# WRITTEN TASK
Images are not part of the copy; write out the rest of the data exactly as given.

======== DATASET EXCERPT

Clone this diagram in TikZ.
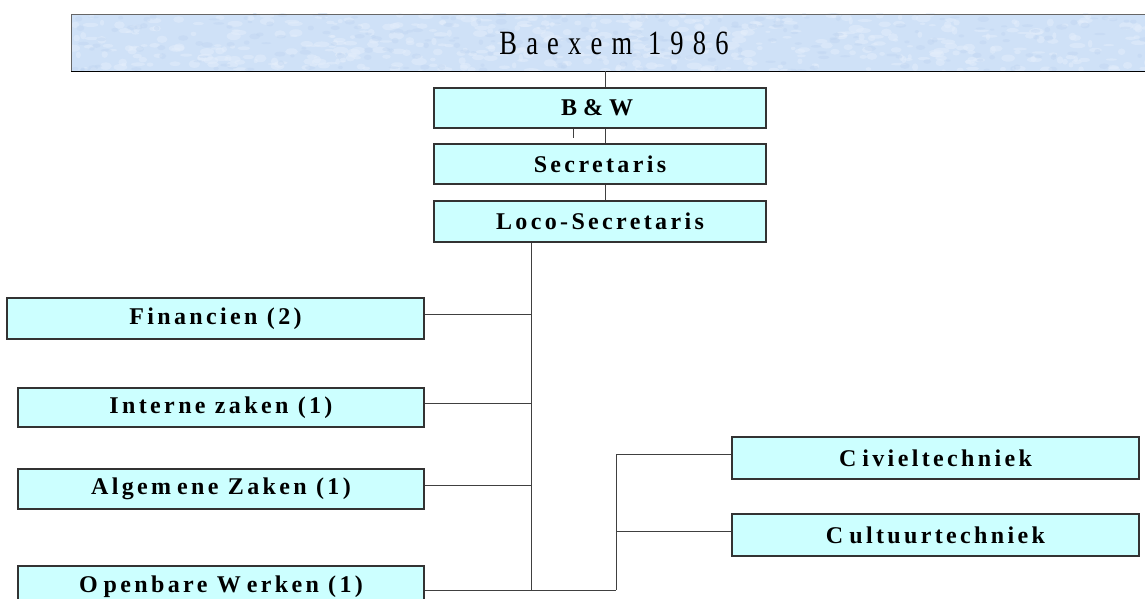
\documentclass[tikz,border=0pt]{standalone}
\usepackage{fontspec}
\setmainfont{Liberation Serif}
\newfontfamily\boxfont[LetterSpace=14]{Liberation Serif}
\newfontfamily\titlefont[FakeStretch=0.78,LetterSpace=27]{Liberation Serif}
\definecolor{boxfill}{RGB}{204,255,255}
\definecolor{titlefill}{RGB}{207,225,247}
\definecolor{titlelight}{RGB}{228,238,251}
\definecolor{titledark}{RGB}{190,212,240}
\begin{document}
\begin{tikzpicture}[x=1pt,y=-1pt,
  unit/.style={draw=black!80, line width=1.2pt, fill=boxfill, inner sep=0pt,
    font=\boxfont\bfseries\fontsize{24}{28}\selectfont, text=black},
  link/.style={draw=black!75, line width=1pt}]
\useasboundingbox (0,0) rectangle (1145,599);
% title banner
\node[fill=titlefill, inner sep=0pt,
  minimum width=1080pt, minimum height=57pt, anchor=north west] (title) at (71,14) {};
\begin{scope}
  \clip (title.north west) rectangle (title.south east);
  \pgfmathsetseed{7}
  \foreach \i in {1,...,500}{
    \pgfmathsetmacro{\px}{71+1080*rnd}
    \pgfmathsetmacro{\py}{14+57*rnd}
    \pgfmathsetmacro{\rx}{2+6*rnd}
    \pgfmathsetmacro{\ry}{1+3*rnd}
    \fill[titlelight, opacity=0.5] (\px,\py) ellipse [x radius=\rx pt, y radius=\ry pt];
  }
  \foreach \i in {1,...,250}{
    \pgfmathsetmacro{\px}{71+1080*rnd}
    \pgfmathsetmacro{\py}{14+57*rnd}
    \pgfmathsetmacro{\rx}{2+4*rnd}
    \pgfmathsetmacro{\ry}{1+2*rnd}
    \fill[titledark, opacity=0.4] (\px,\py) ellipse [x radius=\rx pt, y radius=\ry pt];
  }
\end{scope}
\draw[draw=black!60, line width=0.8pt] (title.south west) -- (title.north west) -- (title.north east);
\draw[draw=black, line width=1.6pt] (title.south west) -- (title.south east);
\node[font=\titlefont\fontsize{34}{38}\selectfont, text=black, inner sep=0pt] (ttext) at (614,43) {Baexem 1986};
% top chain
\node[unit, minimum width=332pt, minimum height=40pt] (bw) at (600,108) {\hspace*{-6pt}\fontspec{Liberation Serif}[LetterSpace=0]\bfseries B \& W};
\node[unit, minimum width=332pt, minimum height=40pt] (sec) at (600,164) {Secretaris};
\node[unit, minimum width=332pt, minimum height=41pt] (loco) at (600,221.5) {Loco-Secretaris};
% left departments
\node[unit, minimum width=417pt, minimum height=41pt] (fin) at (215.5,318.5) {Financien (2)};
\node[unit, minimum width=406pt, minimum height=39pt] (int) at (221,407.5) {Interne zaken (1)};
\node[unit, minimum width=406pt, minimum height=40pt] (alg) at (221,489) {Algem\hspace*{6pt}ene Zaken (1)};
\node[unit, minimum width=406pt, minimum height=41pt] (ow) at (221,586.5) {O\hspace*{6pt}penbare W\hspace*{6pt}erken (1)};
% right sub-departments
\node[unit, minimum width=407pt, minimum height=42pt] (civ) at (935.5,458) {C\hspace*{6pt}ivieltechniek};
\node[unit, minimum width=407pt, minimum height=42pt] (cul) at (935.5,535) {C\hspace*{6pt}ultuurtechniek};
% spine coordinates
\coordinate (spine) at (531,590);
\coordinate (sub) at (616,590);
% connectors
\draw[link] ([xshift=5pt]bw.north) -- ([xshift=5pt]bw.north |- title.south);
\draw[link] ([xshift=5pt]bw.south) -- ([xshift=5pt]sec.north);
\draw[link] ([xshift=-27pt]bw.south) -- ++(0,9);
\draw[link] ([xshift=5pt]sec.south) -- ([xshift=5pt]loco.north);
\draw[link] (loco.south -| spine) -- (spine);
\draw[link] ([yshift=4pt]fin.east) -- ([yshift=4pt]fin.east -| spine);
\draw[link] ([yshift=4pt]int.east) -- ([yshift=4pt]int.east -| spine);
\draw[link] ([yshift=4pt]alg.east) -- ([yshift=4pt]alg.east -| spine);
\draw[link] (ow.east |- spine) -- (sub);
\draw[link] (sub) -- ([yshift=4pt]civ.west -| sub) -- ([yshift=4pt]civ.west);
\draw[link] ([yshift=4pt]cul.west -| sub) -- ([yshift=4pt]cul.west);
\end{tikzpicture}
\end{document}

================

# EXERCISE RESPONSE
Clone this diagram in TikZ.
\documentclass[tikz,border=0pt]{standalone}
\usepackage{fontspec}
\setmainfont{Liberation Serif}
\newfontfamily\boxfont[LetterSpace=14]{Liberation Serif}
\newfontfamily\titlefont[FakeStretch=0.78,LetterSpace=27]{Liberation Serif}
\definecolor{boxfill}{RGB}{204,255,255}
\definecolor{titlefill}{RGB}{207,225,247}
\definecolor{titlelight}{RGB}{228,238,251}
\definecolor{titledark}{RGB}{190,212,240}
\begin{document}
\begin{tikzpicture}[x=1pt,y=-1pt,
  unit/.style={draw=black!80, line width=1.2pt, fill=boxfill, inner sep=0pt,
    font=\boxfont\bfseries\fontsize{24}{28}\selectfont, text=black},
  link/.style={draw=black!75, line width=1pt}]
\useasboundingbox (0,0) rectangle (1145,599);
% title banner
\node[fill=titlefill, inner sep=0pt,
  minimum width=1080pt, minimum height=57pt, anchor=north west] (title) at (71,14) {};
\begin{scope}
  \clip (title.north west) rectangle (title.south east);
  \pgfmathsetseed{7}
  \foreach \i in {1,...,500}{
    \pgfmathsetmacro{\px}{71+1080*rnd}
    \pgfmathsetmacro{\py}{14+57*rnd}
    \pgfmathsetmacro{\rx}{2+6*rnd}
    \pgfmathsetmacro{\ry}{1+3*rnd}
    \fill[titlelight, opacity=0.5] (\px,\py) ellipse [x radius=\rx pt, y radius=\ry pt];
  }
  \foreach \i in {1,...,250}{
    \pgfmathsetmacro{\px}{71+1080*rnd}
    \pgfmathsetmacro{\py}{14+57*rnd}
    \pgfmathsetmacro{\rx}{2+4*rnd}
    \pgfmathsetmacro{\ry}{1+2*rnd}
    \fill[titledark, opacity=0.4] (\px,\py) ellipse [x radius=\rx pt, y radius=\ry pt];
  }
\end{scope}
\draw[draw=black!60, line width=0.8pt] (title.south west) -- (title.north west) -- (title.north east);
\draw[draw=black, line width=1.6pt] (title.south west) -- (title.south east);
\node[font=\titlefont\fontsize{34}{38}\selectfont, text=black, inner sep=0pt] (ttext) at (614,43) {Baexem 1986};
% top chain
\node[unit, minimum width=332pt, minimum height=40pt] (bw) at (600,108) {\hspace*{-6pt}\fontspec{Liberation Serif}[LetterSpace=0]\bfseries B \& W};
\node[unit, minimum width=332pt, minimum height=40pt] (sec) at (600,164) {Secretaris};
\node[unit, minimum width=332pt, minimum height=41pt] (loco) at (600,221.5) {Loco-Secretaris};
% left departments
\node[unit, minimum width=417pt, minimum height=41pt] (fin) at (215.5,318.5) {Financien (2)};
\node[unit, minimum width=406pt, minimum height=39pt] (int) at (221,407.5) {Interne zaken (1)};
\node[unit, minimum width=406pt, minimum height=40pt] (alg) at (221,489) {Algem\hspace*{6pt}ene Zaken (1)};
\node[unit, minimum width=406pt, minimum height=41pt] (ow) at (221,586.5) {O\hspace*{6pt}penbare W\hspace*{6pt}erken (1)};
% right sub-departments
\node[unit, minimum width=407pt, minimum height=42pt] (civ) at (935.5,458) {C\hspace*{6pt}ivieltechniek};
\node[unit, minimum width=407pt, minimum height=42pt] (cul) at (935.5,535) {C\hspace*{6pt}ultuurtechniek};
% spine coordinates
\coordinate (spine) at (531,590);
\coordinate (sub) at (616,590);
% connectors
\draw[link] ([xshift=5pt]bw.north) -- ([xshift=5pt]bw.north |- title.south);
\draw[link] ([xshift=5pt]bw.south) -- ([xshift=5pt]sec.north);
\draw[link] ([xshift=-27pt]bw.south) -- ++(0,9);
\draw[link] ([xshift=5pt]sec.south) -- ([xshift=5pt]loco.north);
\draw[link] (loco.south -| spine) -- (spine);
\draw[link] ([yshift=4pt]fin.east) -- ([yshift=4pt]fin.east -| spine);
\draw[link] ([yshift=4pt]int.east) -- ([yshift=4pt]int.east -| spine);
\draw[link] ([yshift=4pt]alg.east) -- ([yshift=4pt]alg.east -| spine);
\draw[link] (ow.east |- spine) -- (sub);
\draw[link] (sub) -- ([yshift=4pt]civ.west -| sub) -- ([yshift=4pt]civ.west);
\draw[link] ([yshift=4pt]cul.west -| sub) -- ([yshift=4pt]cul.west);
\end{tikzpicture}
\end{document}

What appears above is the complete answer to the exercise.